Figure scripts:

[start]

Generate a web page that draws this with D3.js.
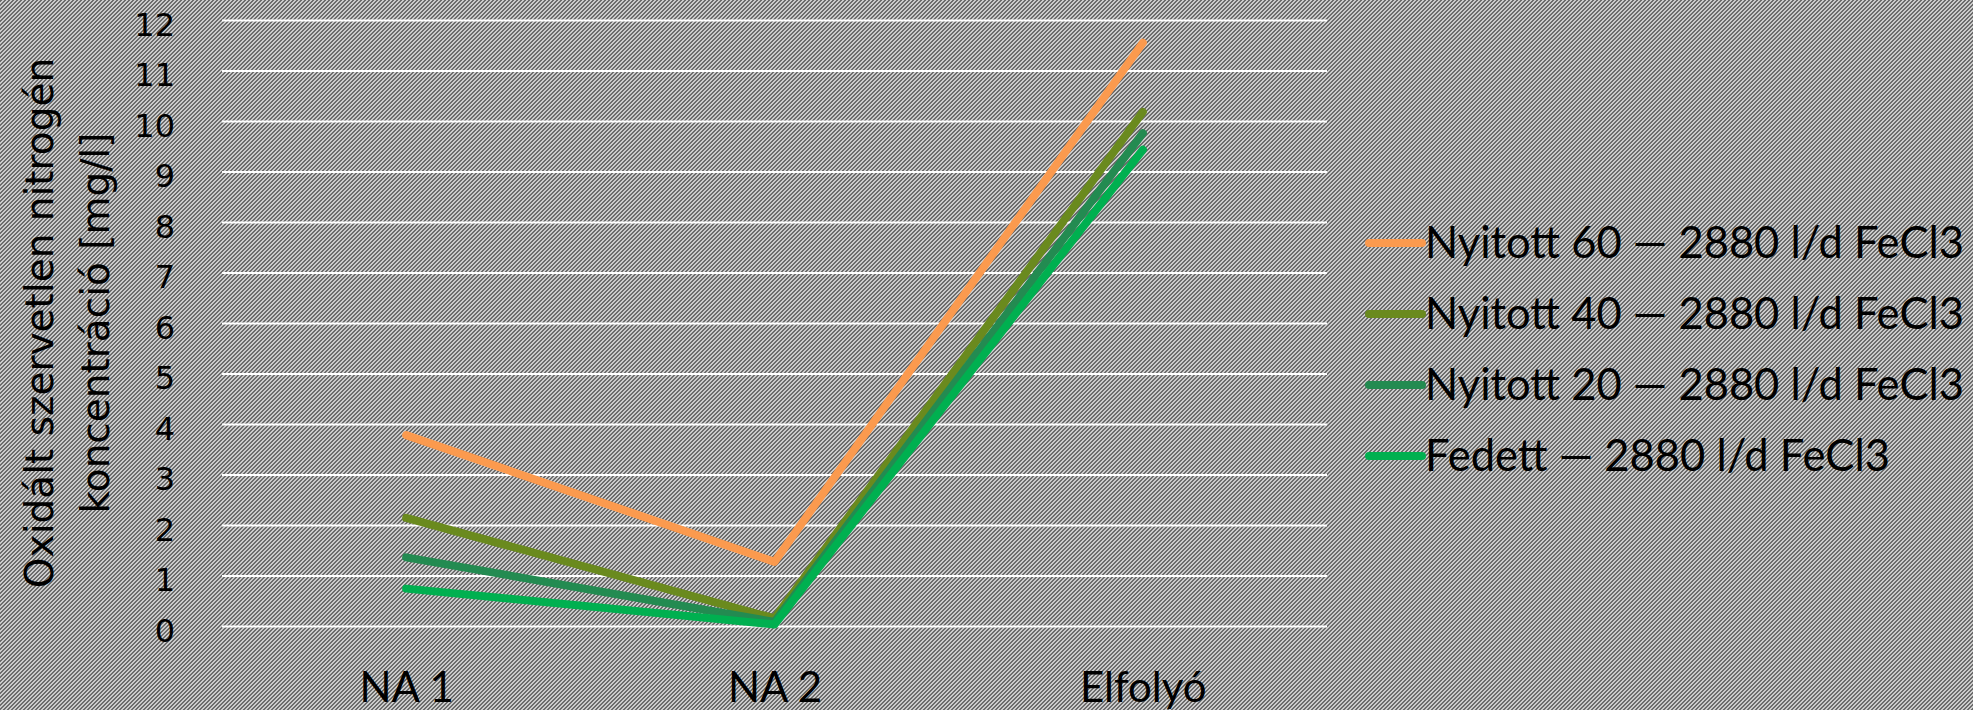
<!DOCTYPE html>
<html>
<head>
<meta charset="utf-8">
<script src="https://cdnjs.cloudflare.com/ajax/libs/d3/7.8.5/d3.min.js"></script>
<style>
body { margin: 0; overflow: hidden; }
svg { display: block; }
</style>
</head>
<body>
<svg id="chart" width="1973" height="710"></svg>
<script>
// categories on the x axis
var categories = ["NA 1", "NA 2", "Elfolyó"];

// series names (legend order)
var seriesNames = [
  "Nyitott 60 — 2880 l/d FeCl3",
  "Nyitott 40 — 2880 l/d FeCl3",
  "Nyitott 20 — 2880 l/d FeCl3",
  "Fedett — 2880 l/d FeCl3"
];

// values, mg/l
var nyitott60 = [3.78, 1.27, 11.55];
var nyitott40 = [2.14, 0.15, 10.18];
var nyitott20 = [1.36, 0.08, 9.76];
var fedett = [0.74, 0.03, 9.43];

var yTicks = [0, 1, 2, 3, 4, 5, 6, 7, 8, 9, 10, 11, 12];

var colors = ["#fb9a4e", "#6a8a1e", "#238b51", "#00b050"];
var allSeries = [nyitott60, nyitott40, nyitott20, fedett];

var svg = d3.select("#chart");
var W = 1973, H = 710;
var plotLeft = 222, plotRight = 1327, plotTop = 20, plotBottom = 626;

// striped background
var defs = svg.append("defs");
var pat = defs.append("pattern")
  .attr("id", "stripes")
  .attr("patternUnits", "userSpaceOnUse")
  .attr("width", 4).attr("height", 4);
pat.append("rect").attr("width", 4).attr("height", 4).attr("fill", "#cbcbcb");
for (var r = 0; r < 4; r++) {
  for (var c = 0; c < 4; c++) {
    if ((r + c) % 4 < 2) {
      pat.append("rect").attr("x", c).attr("y", r).attr("width", 1).attr("height", 1)
        .attr("fill", "#6c6c6c");
    }
  }
}
svg.append("rect").attr("width", W).attr("height", H).attr("fill", "url(#stripes)")
  .attr("shape-rendering", "crispEdges");

var x = d3.scalePoint().domain(categories).range([plotLeft, plotRight]).padding(0.5);
var y = d3.scaleLinear().domain([0, 12]).range([plotBottom, plotTop]);

// gridlines
var grid = svg.append("g")
  .attr("transform", "translate(" + plotLeft + ",0)")
  .call(d3.axisLeft(y).tickValues(yTicks).tickSize(-(plotRight - plotLeft)).tickFormat(""));
grid.select(".domain").remove();
grid.selectAll("line").attr("stroke", "#ffffff").attr("stroke-width", 2);

// y tick labels
var yAxis = svg.append("g")
  .attr("transform", "translate(" + plotLeft + ",0)")
  .call(d3.axisLeft(y).tickValues(yTicks).tickSize(0).tickPadding(47));
yAxis.select(".domain").remove();
yAxis.selectAll("text")
  .attr("fill", "#000")
  .attr("dy", "0.47em")
  .style("font-family", "'DejaVu Sans'")
  .style("font-size", "32px");

// x labels
var xAxis = svg.append("g")
  .attr("transform", "translate(0," + plotBottom + ")")
  .call(d3.axisBottom(x).tickSize(0));
xAxis.select(".domain").remove();
xAxis.selectAll("text")
  .attr("fill", "#000")
  .attr("y", 76).attr("dy", 0)
  .style("font-family", "Lato")
  .style("font-size", "42px");

// y axis title (two lines)
var titleLines = ["Oxidált szervetlen nitrogén", "koncentráció [mg/l]"];
var titleX = [53, 109];
titleLines.forEach(function (t, i) {
  svg.append("text")
    .attr("transform", "translate(" + titleX[i] + "," + ((plotTop + plotBottom) / 2) + ") rotate(-90)")
    .attr("text-anchor", "middle")
    .style("font-family", "'DejaVu Sans'")
    .style("font-size", "39px")
    .attr("fill", "#000")
    .text(t);
});

// lines
var line = d3.line()
  .x(function (d, i) { return x(categories[i]); })
  .y(function (d) { return y(d); });

svg.selectAll("path.series")
  .data(allSeries)
  .enter().append("path")
  .attr("class", "series")
  .attr("d", line)
  .attr("fill", "none")
  .attr("stroke", function (d, i) { return colors[i]; })
  .attr("stroke-width", 8)
  .attr("stroke-linecap", "round")
  .attr("stroke-linejoin", "round");

// legend
var legendY = [243, 314, 385, 456];
var leg = svg.selectAll("g.legend")
  .data(seriesNames)
  .enter().append("g")
  .attr("class", "legend")
  .attr("transform", function (d, i) { return "translate(1369," + legendY[i] + ")"; });
leg.append("line")
  .attr("x1", 0).attr("x2", 53)
  .attr("stroke", function (d, i) { return colors[i]; })
  .attr("stroke-width", 8)
  .attr("stroke-linecap", "round");
leg.append("text")
  .attr("x", 56).attr("y", 15)
  .style("font-family", "Lato")
  .style("font-size", "43.5px")
  .attr("fill", "#000")
  .text(function (d) { return d; });
</script>
</body>
</html>
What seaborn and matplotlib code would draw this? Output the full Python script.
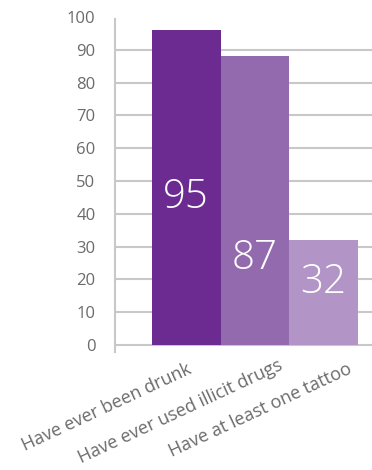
import numpy as np
import pandas as pd
import matplotlib
matplotlib.use('Agg')
import matplotlib.pyplot as plt
import matplotlib.transforms as mtransforms
import seaborn as sns

# data
categories = ['Have ever been drunk', 'Have ever used illicit drugs', 'Have at least one tattoo']
values = [96, 88, 32]
value_labels = ['95', '87', '32']

# styling
bar_colors = ['#6b2b91', '#946aaf', '#b294c7']
label_y = [45, 26.5, 19]
xlabel_shift = [(0.0, 0.0), (0.23, 0.04), (0.24, 0.0)]
GRID = '#c8c8c8'
TXT = '#6b6b6b'

sns.set_theme(style='white')
plt.rcParams['font.family'] = ['Open Sans', 'DejaVu Sans']

df = pd.DataFrame({'cat': categories, 'val': values})

fig = plt.figure(figsize=(3.72, 4.70), dpi=100)
ax = fig.add_axes([0.309, 0.251, 0.691, 0.713])

sns.barplot(data=df, x='cat', y='val', hue='cat', palette=bar_colors,
            width=1.0, legend=False, ax=ax, saturation=1, zorder=3,
            linewidth=0, edgecolor='none')

ax.set_xlim(-1.04, 2.71)
ax.set_ylim(-2.1, 100)
ax.set_yticks(np.arange(0, 101, 10))
ax.yaxis.grid(True, color=GRID, lw=1.5, zorder=0)
ax.set_axisbelow(True)
for sp in ['top', 'right', 'bottom']:
    ax.spines[sp].set_visible(False)
ax.spines['left'].set_color(GRID)
ax.spines['left'].set_linewidth(1.5)
ax.spines['left'].set_bounds(-2.1, 99.4)
ax.tick_params(axis='y', length=10, width=1.5, color=GRID, labelcolor=TXT,
               labelsize=12, pad=4)
ax.tick_params(axis='x', length=0, labelcolor=TXT, labelsize=13, pad=6)
# no gridline / tick line at 100
ax.yaxis.get_gridlines()[-1].set_visible(False)
ax.yaxis.get_major_ticks()[-1].tick1line.set_visible(False)

ax.set_xlabel('')
ax.set_ylabel('')
for lab, (sx, sy) in zip(ax.get_xticklabels(), xlabel_shift):
    lab.set_rotation(25)
    lab.set_ha('right')
    lab.set_rotation_mode('anchor')
    lab.set_transform(lab.get_transform() +
                      mtransforms.ScaledTranslation(sx, sy, fig.dpi_scale_trans))

for i, (t, yy) in enumerate(zip(value_labels, label_y)):
    ax.text(i, yy, t, ha='center', va='center', color='white',
            fontsize=29, fontweight='light', zorder=4)

fig.savefig('out.png', dpi=100, facecolor='white')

[end]

Would you mind returning each entry above word for word, skipping the images?

Generate a web page that draws this with D3.js.
<!DOCTYPE html>
<html>
<head>
<meta charset="utf-8">
<script src="https://cdnjs.cloudflare.com/ajax/libs/d3/7.8.5/d3.min.js"></script>
<style>
body { margin: 0; overflow: hidden; }
svg { display: block; }
</style>
</head>
<body>
<svg id="chart" width="1973" height="710"></svg>
<script>
// categories on the x axis
var categories = ["NA 1", "NA 2", "Elfolyó"];

// series names (legend order)
var seriesNames = [
  "Nyitott 60 — 2880 l/d FeCl3",
  "Nyitott 40 — 2880 l/d FeCl3",
  "Nyitott 20 — 2880 l/d FeCl3",
  "Fedett — 2880 l/d FeCl3"
];

// values, mg/l
var nyitott60 = [3.78, 1.27, 11.55];
var nyitott40 = [2.14, 0.15, 10.18];
var nyitott20 = [1.36, 0.08, 9.76];
var fedett = [0.74, 0.03, 9.43];

var yTicks = [0, 1, 2, 3, 4, 5, 6, 7, 8, 9, 10, 11, 12];

var colors = ["#fb9a4e", "#6a8a1e", "#238b51", "#00b050"];
var allSeries = [nyitott60, nyitott40, nyitott20, fedett];

var svg = d3.select("#chart");
var W = 1973, H = 710;
var plotLeft = 222, plotRight = 1327, plotTop = 20, plotBottom = 626;

// striped background
var defs = svg.append("defs");
var pat = defs.append("pattern")
  .attr("id", "stripes")
  .attr("patternUnits", "userSpaceOnUse")
  .attr("width", 4).attr("height", 4);
pat.append("rect").attr("width", 4).attr("height", 4).attr("fill", "#cbcbcb");
for (var r = 0; r < 4; r++) {
  for (var c = 0; c < 4; c++) {
    if ((r + c) % 4 < 2) {
      pat.append("rect").attr("x", c).attr("y", r).attr("width", 1).attr("height", 1)
        .attr("fill", "#6c6c6c");
    }
  }
}
svg.append("rect").attr("width", W).attr("height", H).attr("fill", "url(#stripes)")
  .attr("shape-rendering", "crispEdges");

var x = d3.scalePoint().domain(categories).range([plotLeft, plotRight]).padding(0.5);
var y = d3.scaleLinear().domain([0, 12]).range([plotBottom, plotTop]);

// gridlines
var grid = svg.append("g")
  .attr("transform", "translate(" + plotLeft + ",0)")
  .call(d3.axisLeft(y).tickValues(yTicks).tickSize(-(plotRight - plotLeft)).tickFormat(""));
grid.select(".domain").remove();
grid.selectAll("line").attr("stroke", "#ffffff").attr("stroke-width", 2);

// y tick labels
var yAxis = svg.append("g")
  .attr("transform", "translate(" + plotLeft + ",0)")
  .call(d3.axisLeft(y).tickValues(yTicks).tickSize(0).tickPadding(47));
yAxis.select(".domain").remove();
yAxis.selectAll("text")
  .attr("fill", "#000")
  .attr("dy", "0.47em")
  .style("font-family", "'DejaVu Sans'")
  .style("font-size", "32px");

// x labels
var xAxis = svg.append("g")
  .attr("transform", "translate(0," + plotBottom + ")")
  .call(d3.axisBottom(x).tickSize(0));
xAxis.select(".domain").remove();
xAxis.selectAll("text")
  .attr("fill", "#000")
  .attr("y", 76).attr("dy", 0)
  .style("font-family", "Lato")
  .style("font-size", "42px");

// y axis title (two lines)
var titleLines = ["Oxidált szervetlen nitrogén", "koncentráció [mg/l]"];
var titleX = [53, 109];
titleLines.forEach(function (t, i) {
  svg.append("text")
    .attr("transform", "translate(" + titleX[i] + "," + ((plotTop + plotBottom) / 2) + ") rotate(-90)")
    .attr("text-anchor", "middle")
    .style("font-family", "'DejaVu Sans'")
    .style("font-size", "39px")
    .attr("fill", "#000")
    .text(t);
});

// lines
var line = d3.line()
  .x(function (d, i) { return x(categories[i]); })
  .y(function (d) { return y(d); });

svg.selectAll("path.series")
  .data(allSeries)
  .enter().append("path")
  .attr("class", "series")
  .attr("d", line)
  .attr("fill", "none")
  .attr("stroke", function (d, i) { return colors[i]; })
  .attr("stroke-width", 8)
  .attr("stroke-linecap", "round")
  .attr("stroke-linejoin", "round");

// legend
var legendY = [243, 314, 385, 456];
var leg = svg.selectAll("g.legend")
  .data(seriesNames)
  .enter().append("g")
  .attr("class", "legend")
  .attr("transform", function (d, i) { return "translate(1369," + legendY[i] + ")"; });
leg.append("line")
  .attr("x1", 0).attr("x2", 53)
  .attr("stroke", function (d, i) { return colors[i]; })
  .attr("stroke-width", 8)
  .attr("stroke-linecap", "round");
leg.append("text")
  .attr("x", 56).attr("y", 15)
  .style("font-family", "Lato")
  .style("font-size", "43.5px")
  .attr("fill", "#000")
  .text(function (d) { return d; });
</script>
</body>
</html>
What seaborn and matplotlib code would draw this? Output the full Python script.
import numpy as np
import pandas as pd
import matplotlib
matplotlib.use('Agg')
import matplotlib.pyplot as plt
import matplotlib.transforms as mtransforms
import seaborn as sns

# data
categories = ['Have ever been drunk', 'Have ever used illicit drugs', 'Have at least one tattoo']
values = [96, 88, 32]
value_labels = ['95', '87', '32']

# styling
bar_colors = ['#6b2b91', '#946aaf', '#b294c7']
label_y = [45, 26.5, 19]
xlabel_shift = [(0.0, 0.0), (0.23, 0.04), (0.24, 0.0)]
GRID = '#c8c8c8'
TXT = '#6b6b6b'

sns.set_theme(style='white')
plt.rcParams['font.family'] = ['Open Sans', 'DejaVu Sans']

df = pd.DataFrame({'cat': categories, 'val': values})

fig = plt.figure(figsize=(3.72, 4.70), dpi=100)
ax = fig.add_axes([0.309, 0.251, 0.691, 0.713])

sns.barplot(data=df, x='cat', y='val', hue='cat', palette=bar_colors,
            width=1.0, legend=False, ax=ax, saturation=1, zorder=3,
            linewidth=0, edgecolor='none')

ax.set_xlim(-1.04, 2.71)
ax.set_ylim(-2.1, 100)
ax.set_yticks(np.arange(0, 101, 10))
ax.yaxis.grid(True, color=GRID, lw=1.5, zorder=0)
ax.set_axisbelow(True)
for sp in ['top', 'right', 'bottom']:
    ax.spines[sp].set_visible(False)
ax.spines['left'].set_color(GRID)
ax.spines['left'].set_linewidth(1.5)
ax.spines['left'].set_bounds(-2.1, 99.4)
ax.tick_params(axis='y', length=10, width=1.5, color=GRID, labelcolor=TXT,
               labelsize=12, pad=4)
ax.tick_params(axis='x', length=0, labelcolor=TXT, labelsize=13, pad=6)
# no gridline / tick line at 100
ax.yaxis.get_gridlines()[-1].set_visible(False)
ax.yaxis.get_major_ticks()[-1].tick1line.set_visible(False)

ax.set_xlabel('')
ax.set_ylabel('')
for lab, (sx, sy) in zip(ax.get_xticklabels(), xlabel_shift):
    lab.set_rotation(25)
    lab.set_ha('right')
    lab.set_rotation_mode('anchor')
    lab.set_transform(lab.get_transform() +
                      mtransforms.ScaledTranslation(sx, sy, fig.dpi_scale_trans))

for i, (t, yy) in enumerate(zip(value_labels, label_y)):
    ax.text(i, yy, t, ha='center', va='center', color='white',
            fontsize=29, fontweight='light', zorder=4)

fig.savefig('out.png', dpi=100, facecolor='white')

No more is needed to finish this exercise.